#### Exercise requirements:
Below is a listing; restate from it, character for character, the lines beginning at the line holding "Give me the" and ending at the line holding "7, 8, 9, 10];", both included.

::: Data shown

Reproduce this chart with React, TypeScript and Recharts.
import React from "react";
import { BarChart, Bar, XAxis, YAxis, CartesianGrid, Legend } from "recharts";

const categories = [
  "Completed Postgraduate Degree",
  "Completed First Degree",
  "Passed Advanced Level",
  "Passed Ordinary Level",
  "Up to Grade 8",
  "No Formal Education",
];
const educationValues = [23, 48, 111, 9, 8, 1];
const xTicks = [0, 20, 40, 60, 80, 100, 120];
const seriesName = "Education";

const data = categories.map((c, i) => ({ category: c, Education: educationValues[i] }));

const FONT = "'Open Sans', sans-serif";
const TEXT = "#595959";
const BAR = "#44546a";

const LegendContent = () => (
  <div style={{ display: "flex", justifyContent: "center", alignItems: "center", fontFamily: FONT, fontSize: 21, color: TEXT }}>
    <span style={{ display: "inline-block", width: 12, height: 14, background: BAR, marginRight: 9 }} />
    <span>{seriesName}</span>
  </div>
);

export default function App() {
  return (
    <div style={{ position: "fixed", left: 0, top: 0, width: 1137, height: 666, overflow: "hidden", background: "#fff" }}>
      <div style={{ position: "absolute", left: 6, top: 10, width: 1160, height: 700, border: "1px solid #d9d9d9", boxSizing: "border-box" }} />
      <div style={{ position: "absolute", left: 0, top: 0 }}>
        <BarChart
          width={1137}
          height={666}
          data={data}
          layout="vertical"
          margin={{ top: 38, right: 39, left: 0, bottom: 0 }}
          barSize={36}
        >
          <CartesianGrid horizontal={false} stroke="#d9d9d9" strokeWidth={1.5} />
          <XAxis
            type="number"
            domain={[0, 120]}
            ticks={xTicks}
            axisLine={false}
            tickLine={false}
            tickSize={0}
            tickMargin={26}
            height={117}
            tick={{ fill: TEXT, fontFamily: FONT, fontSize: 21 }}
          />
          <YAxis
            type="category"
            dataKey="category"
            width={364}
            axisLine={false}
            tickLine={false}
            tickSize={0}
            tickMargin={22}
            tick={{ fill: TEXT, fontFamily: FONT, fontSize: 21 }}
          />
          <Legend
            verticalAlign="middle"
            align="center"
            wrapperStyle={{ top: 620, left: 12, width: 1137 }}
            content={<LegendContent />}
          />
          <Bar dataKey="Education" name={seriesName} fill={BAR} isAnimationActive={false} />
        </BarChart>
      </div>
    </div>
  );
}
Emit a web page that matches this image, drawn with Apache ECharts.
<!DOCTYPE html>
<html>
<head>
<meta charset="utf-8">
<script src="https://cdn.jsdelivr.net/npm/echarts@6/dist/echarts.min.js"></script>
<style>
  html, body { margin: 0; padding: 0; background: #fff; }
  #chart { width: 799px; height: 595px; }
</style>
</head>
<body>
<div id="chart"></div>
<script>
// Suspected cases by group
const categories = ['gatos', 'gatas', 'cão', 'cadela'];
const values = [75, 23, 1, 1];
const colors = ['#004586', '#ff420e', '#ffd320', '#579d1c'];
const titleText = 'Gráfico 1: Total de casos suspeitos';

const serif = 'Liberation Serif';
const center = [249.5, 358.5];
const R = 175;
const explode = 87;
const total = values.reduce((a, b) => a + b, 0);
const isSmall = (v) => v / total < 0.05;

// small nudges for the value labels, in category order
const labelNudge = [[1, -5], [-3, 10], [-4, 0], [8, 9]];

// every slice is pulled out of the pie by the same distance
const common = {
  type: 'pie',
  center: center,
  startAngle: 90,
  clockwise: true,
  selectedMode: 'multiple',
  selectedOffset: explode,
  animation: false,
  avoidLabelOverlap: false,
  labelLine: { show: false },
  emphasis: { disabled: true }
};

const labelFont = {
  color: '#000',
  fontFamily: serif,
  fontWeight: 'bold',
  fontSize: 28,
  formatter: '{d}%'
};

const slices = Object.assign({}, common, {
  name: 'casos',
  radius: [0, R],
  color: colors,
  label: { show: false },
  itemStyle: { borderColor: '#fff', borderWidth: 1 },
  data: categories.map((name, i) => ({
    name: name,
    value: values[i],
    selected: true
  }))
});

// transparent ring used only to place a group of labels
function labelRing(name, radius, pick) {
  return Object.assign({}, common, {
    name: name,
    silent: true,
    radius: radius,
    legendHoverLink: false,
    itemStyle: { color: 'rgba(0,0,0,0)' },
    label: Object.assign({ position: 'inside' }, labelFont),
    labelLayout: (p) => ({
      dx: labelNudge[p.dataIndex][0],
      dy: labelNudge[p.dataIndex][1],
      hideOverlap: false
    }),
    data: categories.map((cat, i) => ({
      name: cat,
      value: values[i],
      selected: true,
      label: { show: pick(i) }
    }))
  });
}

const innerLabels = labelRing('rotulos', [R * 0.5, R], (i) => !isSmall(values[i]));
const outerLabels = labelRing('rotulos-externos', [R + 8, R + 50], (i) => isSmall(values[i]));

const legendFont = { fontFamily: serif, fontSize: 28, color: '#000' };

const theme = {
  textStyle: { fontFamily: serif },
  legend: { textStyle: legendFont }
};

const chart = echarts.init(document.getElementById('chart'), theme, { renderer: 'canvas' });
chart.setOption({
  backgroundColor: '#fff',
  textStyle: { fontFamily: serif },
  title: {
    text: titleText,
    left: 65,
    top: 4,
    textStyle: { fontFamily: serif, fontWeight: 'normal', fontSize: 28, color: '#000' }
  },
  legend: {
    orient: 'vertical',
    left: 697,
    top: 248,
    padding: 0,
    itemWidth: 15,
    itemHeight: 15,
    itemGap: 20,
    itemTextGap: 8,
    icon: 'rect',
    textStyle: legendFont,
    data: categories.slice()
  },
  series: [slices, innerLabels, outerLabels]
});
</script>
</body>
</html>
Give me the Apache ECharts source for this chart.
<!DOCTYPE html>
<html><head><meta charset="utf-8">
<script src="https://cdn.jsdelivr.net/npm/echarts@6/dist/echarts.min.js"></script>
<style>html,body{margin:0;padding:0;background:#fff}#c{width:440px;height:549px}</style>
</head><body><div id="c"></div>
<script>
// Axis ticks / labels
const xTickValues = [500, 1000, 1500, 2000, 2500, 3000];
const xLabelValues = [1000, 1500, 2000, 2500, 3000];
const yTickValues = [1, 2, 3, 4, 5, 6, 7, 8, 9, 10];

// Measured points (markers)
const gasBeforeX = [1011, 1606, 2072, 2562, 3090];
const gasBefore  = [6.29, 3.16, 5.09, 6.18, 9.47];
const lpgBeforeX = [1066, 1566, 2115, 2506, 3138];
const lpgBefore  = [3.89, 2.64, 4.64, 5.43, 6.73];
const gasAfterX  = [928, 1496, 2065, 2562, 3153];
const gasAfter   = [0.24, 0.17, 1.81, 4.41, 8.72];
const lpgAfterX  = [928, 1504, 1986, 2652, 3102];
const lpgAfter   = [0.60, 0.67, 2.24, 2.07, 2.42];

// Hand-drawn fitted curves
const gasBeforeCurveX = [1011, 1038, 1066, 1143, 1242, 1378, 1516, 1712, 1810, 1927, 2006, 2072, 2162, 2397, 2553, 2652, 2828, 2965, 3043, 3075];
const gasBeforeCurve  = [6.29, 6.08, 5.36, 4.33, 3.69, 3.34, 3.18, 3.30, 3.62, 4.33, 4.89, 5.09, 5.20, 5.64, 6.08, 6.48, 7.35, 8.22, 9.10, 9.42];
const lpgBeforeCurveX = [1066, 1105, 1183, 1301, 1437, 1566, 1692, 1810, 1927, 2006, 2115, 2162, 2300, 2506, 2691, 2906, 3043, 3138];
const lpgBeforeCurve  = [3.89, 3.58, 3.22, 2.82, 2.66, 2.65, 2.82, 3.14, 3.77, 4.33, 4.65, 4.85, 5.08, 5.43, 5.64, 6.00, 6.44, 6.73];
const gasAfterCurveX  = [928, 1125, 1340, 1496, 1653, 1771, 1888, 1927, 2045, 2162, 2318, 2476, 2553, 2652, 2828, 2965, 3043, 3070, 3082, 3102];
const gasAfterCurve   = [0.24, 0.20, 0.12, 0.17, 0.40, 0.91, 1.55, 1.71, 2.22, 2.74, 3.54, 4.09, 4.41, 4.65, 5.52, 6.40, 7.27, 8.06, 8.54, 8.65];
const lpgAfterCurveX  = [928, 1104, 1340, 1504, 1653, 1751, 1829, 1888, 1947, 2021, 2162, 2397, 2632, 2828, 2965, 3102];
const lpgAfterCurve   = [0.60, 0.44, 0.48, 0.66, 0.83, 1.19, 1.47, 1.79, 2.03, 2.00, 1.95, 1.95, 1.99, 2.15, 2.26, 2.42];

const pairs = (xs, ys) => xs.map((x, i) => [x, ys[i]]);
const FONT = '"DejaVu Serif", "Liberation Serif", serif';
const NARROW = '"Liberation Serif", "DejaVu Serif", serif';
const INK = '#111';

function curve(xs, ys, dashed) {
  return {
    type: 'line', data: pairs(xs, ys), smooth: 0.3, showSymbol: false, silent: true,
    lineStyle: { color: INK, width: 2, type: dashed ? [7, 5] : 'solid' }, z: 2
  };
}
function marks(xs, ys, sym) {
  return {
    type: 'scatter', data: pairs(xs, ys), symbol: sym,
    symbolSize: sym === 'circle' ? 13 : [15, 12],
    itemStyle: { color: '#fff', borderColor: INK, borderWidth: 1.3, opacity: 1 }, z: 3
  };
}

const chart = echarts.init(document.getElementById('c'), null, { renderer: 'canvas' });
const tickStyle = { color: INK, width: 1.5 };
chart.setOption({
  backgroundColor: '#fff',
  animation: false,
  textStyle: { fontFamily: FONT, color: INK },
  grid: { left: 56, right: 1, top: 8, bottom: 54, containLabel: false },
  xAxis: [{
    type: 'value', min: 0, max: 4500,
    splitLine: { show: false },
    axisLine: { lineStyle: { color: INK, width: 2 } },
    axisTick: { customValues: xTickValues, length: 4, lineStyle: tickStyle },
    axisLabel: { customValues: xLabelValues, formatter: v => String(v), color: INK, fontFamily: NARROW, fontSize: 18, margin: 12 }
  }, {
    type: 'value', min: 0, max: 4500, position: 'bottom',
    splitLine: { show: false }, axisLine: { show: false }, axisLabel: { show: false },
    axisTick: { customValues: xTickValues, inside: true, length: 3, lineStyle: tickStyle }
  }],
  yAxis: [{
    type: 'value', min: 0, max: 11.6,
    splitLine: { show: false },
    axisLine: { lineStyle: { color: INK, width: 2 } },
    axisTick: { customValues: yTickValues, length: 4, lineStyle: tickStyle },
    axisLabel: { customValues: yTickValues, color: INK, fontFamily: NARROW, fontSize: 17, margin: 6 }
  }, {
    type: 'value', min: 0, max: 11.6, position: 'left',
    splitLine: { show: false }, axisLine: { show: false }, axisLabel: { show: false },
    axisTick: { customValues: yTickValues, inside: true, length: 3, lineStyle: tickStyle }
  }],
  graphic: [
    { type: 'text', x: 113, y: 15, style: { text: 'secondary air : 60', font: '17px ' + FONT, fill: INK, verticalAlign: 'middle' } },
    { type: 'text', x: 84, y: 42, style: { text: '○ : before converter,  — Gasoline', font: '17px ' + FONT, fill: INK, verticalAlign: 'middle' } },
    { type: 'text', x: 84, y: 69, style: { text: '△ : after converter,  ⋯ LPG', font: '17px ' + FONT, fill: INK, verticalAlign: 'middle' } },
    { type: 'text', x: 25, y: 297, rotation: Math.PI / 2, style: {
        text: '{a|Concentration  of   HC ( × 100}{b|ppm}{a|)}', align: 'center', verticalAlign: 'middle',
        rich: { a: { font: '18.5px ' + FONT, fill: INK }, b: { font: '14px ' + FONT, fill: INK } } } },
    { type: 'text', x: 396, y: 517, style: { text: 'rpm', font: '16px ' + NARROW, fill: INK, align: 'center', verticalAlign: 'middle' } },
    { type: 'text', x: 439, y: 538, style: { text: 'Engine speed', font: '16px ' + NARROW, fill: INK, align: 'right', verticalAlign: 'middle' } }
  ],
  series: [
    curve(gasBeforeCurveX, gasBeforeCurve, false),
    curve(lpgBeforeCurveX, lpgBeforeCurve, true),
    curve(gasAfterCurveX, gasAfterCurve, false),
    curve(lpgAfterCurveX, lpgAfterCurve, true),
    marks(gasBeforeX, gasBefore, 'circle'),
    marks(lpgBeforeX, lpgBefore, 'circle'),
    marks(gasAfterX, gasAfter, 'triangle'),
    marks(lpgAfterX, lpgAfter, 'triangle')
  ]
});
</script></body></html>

::::::

#### Expected output:
Give me the Apache ECharts source for this chart.
<!DOCTYPE html>
<html><head><meta charset="utf-8">
<script src="https://cdn.jsdelivr.net/npm/echarts@6/dist/echarts.min.js"></script>
<style>html,body{margin:0;padding:0;background:#fff}#c{width:440px;height:549px}</style>
</head><body><div id="c"></div>
<script>
// Axis ticks / labels
const xTickValues = [500, 1000, 1500, 2000, 2500, 3000];
const xLabelValues = [1000, 1500, 2000, 2500, 3000];
const yTickValues = [1, 2, 3, 4, 5, 6, 7, 8, 9, 10];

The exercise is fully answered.